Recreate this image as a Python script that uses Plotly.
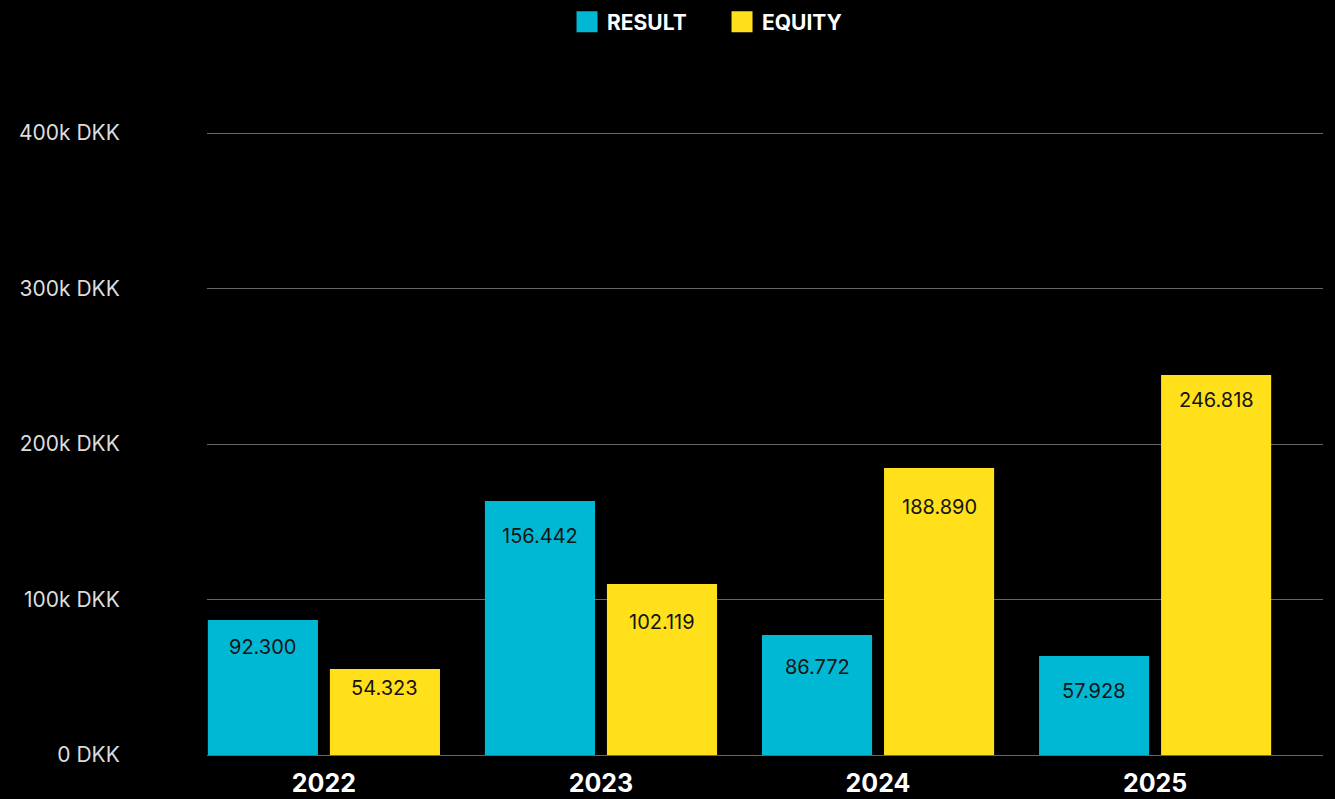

------------------------------------------------------------

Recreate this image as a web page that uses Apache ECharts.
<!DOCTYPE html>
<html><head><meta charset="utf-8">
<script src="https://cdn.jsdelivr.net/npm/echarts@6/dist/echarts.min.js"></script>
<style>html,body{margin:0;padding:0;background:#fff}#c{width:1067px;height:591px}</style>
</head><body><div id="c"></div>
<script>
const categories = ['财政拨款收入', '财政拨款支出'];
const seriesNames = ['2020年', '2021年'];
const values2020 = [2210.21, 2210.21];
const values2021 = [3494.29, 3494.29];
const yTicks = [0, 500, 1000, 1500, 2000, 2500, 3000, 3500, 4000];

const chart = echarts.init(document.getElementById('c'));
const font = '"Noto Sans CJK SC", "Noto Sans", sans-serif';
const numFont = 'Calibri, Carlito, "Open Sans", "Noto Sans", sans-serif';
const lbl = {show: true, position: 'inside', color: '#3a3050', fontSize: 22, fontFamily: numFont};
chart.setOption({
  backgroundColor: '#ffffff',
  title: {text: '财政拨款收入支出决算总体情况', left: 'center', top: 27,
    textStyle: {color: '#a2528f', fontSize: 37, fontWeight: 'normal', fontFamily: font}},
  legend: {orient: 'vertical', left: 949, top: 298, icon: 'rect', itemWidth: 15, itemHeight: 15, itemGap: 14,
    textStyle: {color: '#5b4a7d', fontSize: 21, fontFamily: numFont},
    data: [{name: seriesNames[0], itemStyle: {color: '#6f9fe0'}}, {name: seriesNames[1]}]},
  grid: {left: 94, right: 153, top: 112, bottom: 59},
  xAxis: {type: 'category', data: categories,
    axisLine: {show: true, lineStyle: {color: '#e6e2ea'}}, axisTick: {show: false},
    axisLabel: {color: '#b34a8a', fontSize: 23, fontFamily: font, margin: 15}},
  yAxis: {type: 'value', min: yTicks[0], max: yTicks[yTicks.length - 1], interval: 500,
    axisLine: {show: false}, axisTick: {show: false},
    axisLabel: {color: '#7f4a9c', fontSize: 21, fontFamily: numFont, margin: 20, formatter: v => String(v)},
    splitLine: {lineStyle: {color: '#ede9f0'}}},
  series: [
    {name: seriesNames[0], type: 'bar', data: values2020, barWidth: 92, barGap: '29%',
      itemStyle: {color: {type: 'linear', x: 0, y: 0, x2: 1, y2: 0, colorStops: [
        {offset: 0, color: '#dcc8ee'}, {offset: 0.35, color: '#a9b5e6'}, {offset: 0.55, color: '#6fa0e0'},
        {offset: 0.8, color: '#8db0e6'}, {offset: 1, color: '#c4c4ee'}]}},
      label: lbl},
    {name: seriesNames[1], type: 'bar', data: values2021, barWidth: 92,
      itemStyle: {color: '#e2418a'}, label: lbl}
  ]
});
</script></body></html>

------------------------------------------------------------

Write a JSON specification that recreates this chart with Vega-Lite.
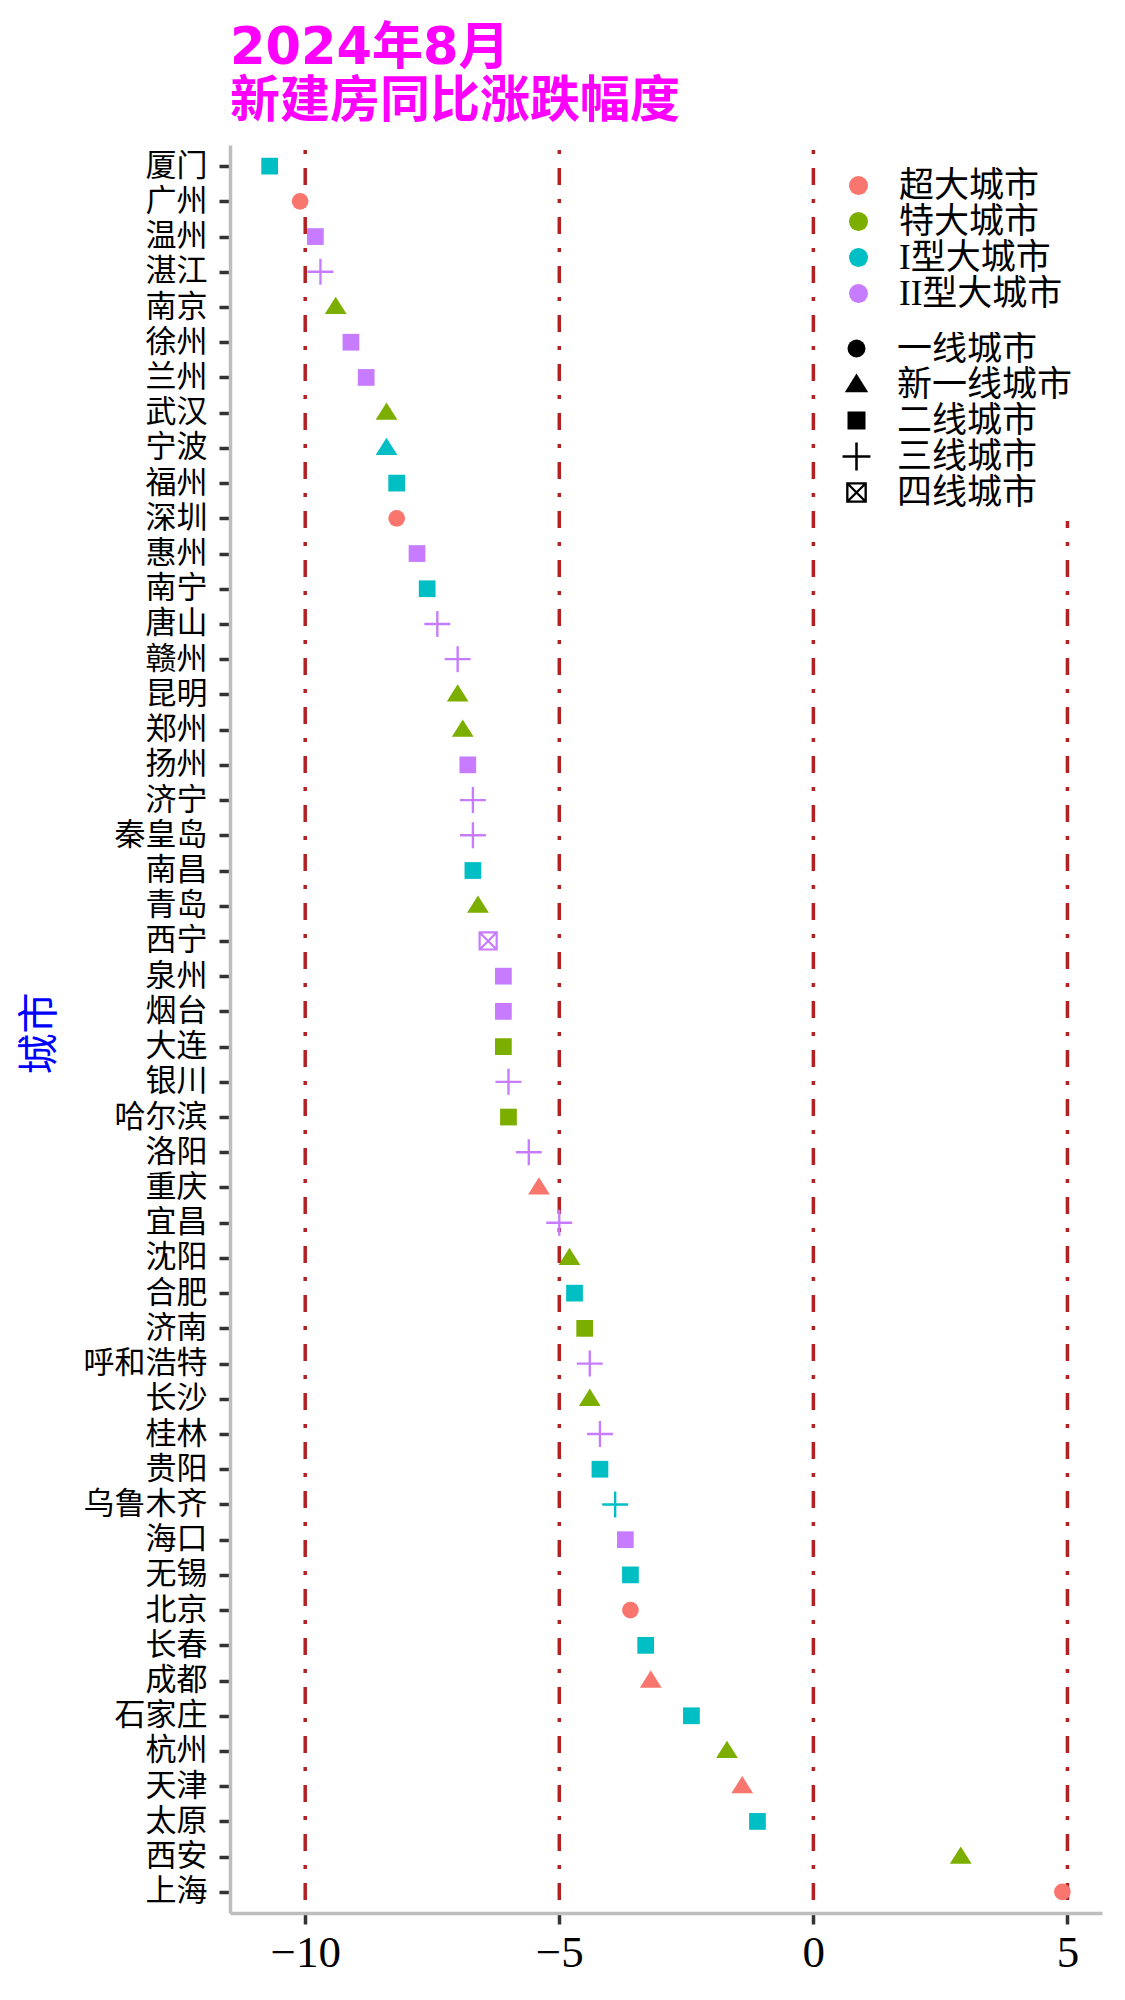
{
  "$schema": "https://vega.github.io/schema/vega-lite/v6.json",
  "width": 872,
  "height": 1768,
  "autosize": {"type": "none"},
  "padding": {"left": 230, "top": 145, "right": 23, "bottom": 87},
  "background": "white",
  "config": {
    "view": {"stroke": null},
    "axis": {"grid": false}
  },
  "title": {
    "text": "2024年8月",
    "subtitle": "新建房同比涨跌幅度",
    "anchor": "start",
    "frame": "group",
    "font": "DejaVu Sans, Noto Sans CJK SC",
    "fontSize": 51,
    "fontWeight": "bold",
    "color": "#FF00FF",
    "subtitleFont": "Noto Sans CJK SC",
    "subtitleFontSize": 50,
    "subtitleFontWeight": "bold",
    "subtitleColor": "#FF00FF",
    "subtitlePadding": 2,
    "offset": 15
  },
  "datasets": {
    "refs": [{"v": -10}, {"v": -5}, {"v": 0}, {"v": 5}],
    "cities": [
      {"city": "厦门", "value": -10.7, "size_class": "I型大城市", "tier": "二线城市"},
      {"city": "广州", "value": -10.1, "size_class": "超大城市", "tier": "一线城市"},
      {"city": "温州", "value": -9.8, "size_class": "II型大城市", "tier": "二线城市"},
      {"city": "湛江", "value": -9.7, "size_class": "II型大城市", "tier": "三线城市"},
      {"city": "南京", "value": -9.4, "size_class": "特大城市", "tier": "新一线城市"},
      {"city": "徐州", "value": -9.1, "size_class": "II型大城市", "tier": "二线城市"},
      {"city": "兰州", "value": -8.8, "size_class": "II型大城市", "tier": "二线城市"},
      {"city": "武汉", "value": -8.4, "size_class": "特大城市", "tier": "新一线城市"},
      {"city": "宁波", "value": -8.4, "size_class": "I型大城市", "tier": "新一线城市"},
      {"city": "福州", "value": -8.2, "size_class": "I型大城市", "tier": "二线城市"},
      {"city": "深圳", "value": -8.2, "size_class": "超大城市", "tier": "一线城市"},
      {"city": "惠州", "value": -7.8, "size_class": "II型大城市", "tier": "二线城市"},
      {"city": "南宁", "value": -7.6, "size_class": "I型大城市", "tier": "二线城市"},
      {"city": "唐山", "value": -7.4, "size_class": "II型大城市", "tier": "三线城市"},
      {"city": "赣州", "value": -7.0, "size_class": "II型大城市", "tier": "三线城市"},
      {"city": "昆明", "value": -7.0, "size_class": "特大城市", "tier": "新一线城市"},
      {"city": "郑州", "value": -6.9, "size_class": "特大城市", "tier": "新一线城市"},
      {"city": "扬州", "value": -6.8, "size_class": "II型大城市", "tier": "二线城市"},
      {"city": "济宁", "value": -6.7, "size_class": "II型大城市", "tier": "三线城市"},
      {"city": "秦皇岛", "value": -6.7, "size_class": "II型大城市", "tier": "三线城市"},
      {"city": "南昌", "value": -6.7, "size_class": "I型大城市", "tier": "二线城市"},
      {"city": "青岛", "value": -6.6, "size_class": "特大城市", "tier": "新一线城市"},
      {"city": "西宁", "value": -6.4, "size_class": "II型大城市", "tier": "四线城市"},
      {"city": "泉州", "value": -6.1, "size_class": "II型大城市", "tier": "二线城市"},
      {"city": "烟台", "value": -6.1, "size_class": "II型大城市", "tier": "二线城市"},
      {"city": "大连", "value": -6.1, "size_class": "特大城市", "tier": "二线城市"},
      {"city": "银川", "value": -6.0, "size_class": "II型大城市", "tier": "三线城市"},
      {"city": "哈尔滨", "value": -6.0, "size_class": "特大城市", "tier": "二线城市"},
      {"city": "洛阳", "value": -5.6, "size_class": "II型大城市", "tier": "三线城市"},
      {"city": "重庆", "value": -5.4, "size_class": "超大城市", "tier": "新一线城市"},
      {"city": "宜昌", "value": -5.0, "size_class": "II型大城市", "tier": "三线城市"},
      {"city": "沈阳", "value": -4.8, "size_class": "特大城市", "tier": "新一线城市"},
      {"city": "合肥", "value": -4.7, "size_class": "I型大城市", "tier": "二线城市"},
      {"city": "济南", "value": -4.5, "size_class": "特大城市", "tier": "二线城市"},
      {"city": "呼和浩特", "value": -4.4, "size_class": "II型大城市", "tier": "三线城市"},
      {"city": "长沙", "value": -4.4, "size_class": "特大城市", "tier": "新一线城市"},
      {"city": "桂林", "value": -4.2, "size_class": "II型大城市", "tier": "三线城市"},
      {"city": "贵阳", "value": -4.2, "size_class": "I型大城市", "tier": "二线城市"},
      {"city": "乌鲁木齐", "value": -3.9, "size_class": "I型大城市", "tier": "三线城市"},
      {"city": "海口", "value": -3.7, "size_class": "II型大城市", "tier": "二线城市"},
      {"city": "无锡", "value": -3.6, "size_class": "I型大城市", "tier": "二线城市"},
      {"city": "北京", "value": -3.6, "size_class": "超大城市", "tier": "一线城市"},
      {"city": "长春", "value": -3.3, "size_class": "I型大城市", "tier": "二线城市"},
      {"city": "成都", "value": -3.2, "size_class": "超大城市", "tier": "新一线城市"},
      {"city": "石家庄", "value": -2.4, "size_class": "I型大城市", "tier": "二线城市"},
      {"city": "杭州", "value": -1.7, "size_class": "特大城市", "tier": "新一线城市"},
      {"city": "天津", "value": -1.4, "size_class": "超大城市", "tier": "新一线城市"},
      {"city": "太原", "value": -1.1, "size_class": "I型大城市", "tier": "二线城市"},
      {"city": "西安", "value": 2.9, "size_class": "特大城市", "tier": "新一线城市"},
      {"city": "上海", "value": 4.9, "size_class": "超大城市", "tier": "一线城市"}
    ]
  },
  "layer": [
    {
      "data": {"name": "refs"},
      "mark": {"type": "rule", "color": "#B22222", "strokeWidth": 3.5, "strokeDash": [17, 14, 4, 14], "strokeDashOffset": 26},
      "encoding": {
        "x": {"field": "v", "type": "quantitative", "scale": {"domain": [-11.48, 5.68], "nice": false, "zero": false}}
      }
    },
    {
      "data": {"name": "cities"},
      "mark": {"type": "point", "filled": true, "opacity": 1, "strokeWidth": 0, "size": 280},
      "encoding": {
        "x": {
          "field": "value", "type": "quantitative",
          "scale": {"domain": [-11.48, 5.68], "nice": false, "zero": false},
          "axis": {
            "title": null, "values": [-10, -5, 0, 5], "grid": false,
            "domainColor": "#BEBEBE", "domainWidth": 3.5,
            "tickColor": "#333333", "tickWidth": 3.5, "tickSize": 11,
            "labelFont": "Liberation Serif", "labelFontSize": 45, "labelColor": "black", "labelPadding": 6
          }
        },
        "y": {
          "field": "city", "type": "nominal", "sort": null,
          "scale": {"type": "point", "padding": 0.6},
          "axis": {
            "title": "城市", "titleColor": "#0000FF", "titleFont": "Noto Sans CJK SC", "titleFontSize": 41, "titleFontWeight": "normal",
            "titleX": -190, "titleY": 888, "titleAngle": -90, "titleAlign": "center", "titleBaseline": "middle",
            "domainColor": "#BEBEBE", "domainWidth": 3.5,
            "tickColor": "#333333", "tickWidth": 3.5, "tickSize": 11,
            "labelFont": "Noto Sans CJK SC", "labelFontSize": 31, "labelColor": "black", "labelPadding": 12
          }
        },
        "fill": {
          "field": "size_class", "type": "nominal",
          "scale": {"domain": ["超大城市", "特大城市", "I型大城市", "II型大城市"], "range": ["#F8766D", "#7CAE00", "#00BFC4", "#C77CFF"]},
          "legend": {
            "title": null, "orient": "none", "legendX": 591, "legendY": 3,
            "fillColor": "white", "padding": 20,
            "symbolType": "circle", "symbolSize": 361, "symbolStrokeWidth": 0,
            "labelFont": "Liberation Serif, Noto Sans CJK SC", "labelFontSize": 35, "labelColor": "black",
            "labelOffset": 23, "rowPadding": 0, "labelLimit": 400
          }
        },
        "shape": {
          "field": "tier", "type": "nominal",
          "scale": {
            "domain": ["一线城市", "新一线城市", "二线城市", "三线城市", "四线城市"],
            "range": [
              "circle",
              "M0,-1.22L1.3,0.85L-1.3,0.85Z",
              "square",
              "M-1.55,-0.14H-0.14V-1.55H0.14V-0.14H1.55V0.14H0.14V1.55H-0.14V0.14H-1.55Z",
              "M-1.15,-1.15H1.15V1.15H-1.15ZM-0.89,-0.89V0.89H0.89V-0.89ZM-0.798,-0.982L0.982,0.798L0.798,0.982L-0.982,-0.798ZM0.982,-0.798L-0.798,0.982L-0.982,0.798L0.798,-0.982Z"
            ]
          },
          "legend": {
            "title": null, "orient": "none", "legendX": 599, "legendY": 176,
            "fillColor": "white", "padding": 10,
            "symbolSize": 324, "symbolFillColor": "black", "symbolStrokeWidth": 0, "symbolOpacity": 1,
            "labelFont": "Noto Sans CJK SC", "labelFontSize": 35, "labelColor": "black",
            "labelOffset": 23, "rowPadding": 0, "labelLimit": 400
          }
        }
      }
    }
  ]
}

------------------------------------------------------------

# EXERCISE
From the entries above, extract each line containing "uses".

# TASK RESULT
Recreate this image as a Python script that uses Plotly.
Recreate this image as a web page that uses Apache ECharts.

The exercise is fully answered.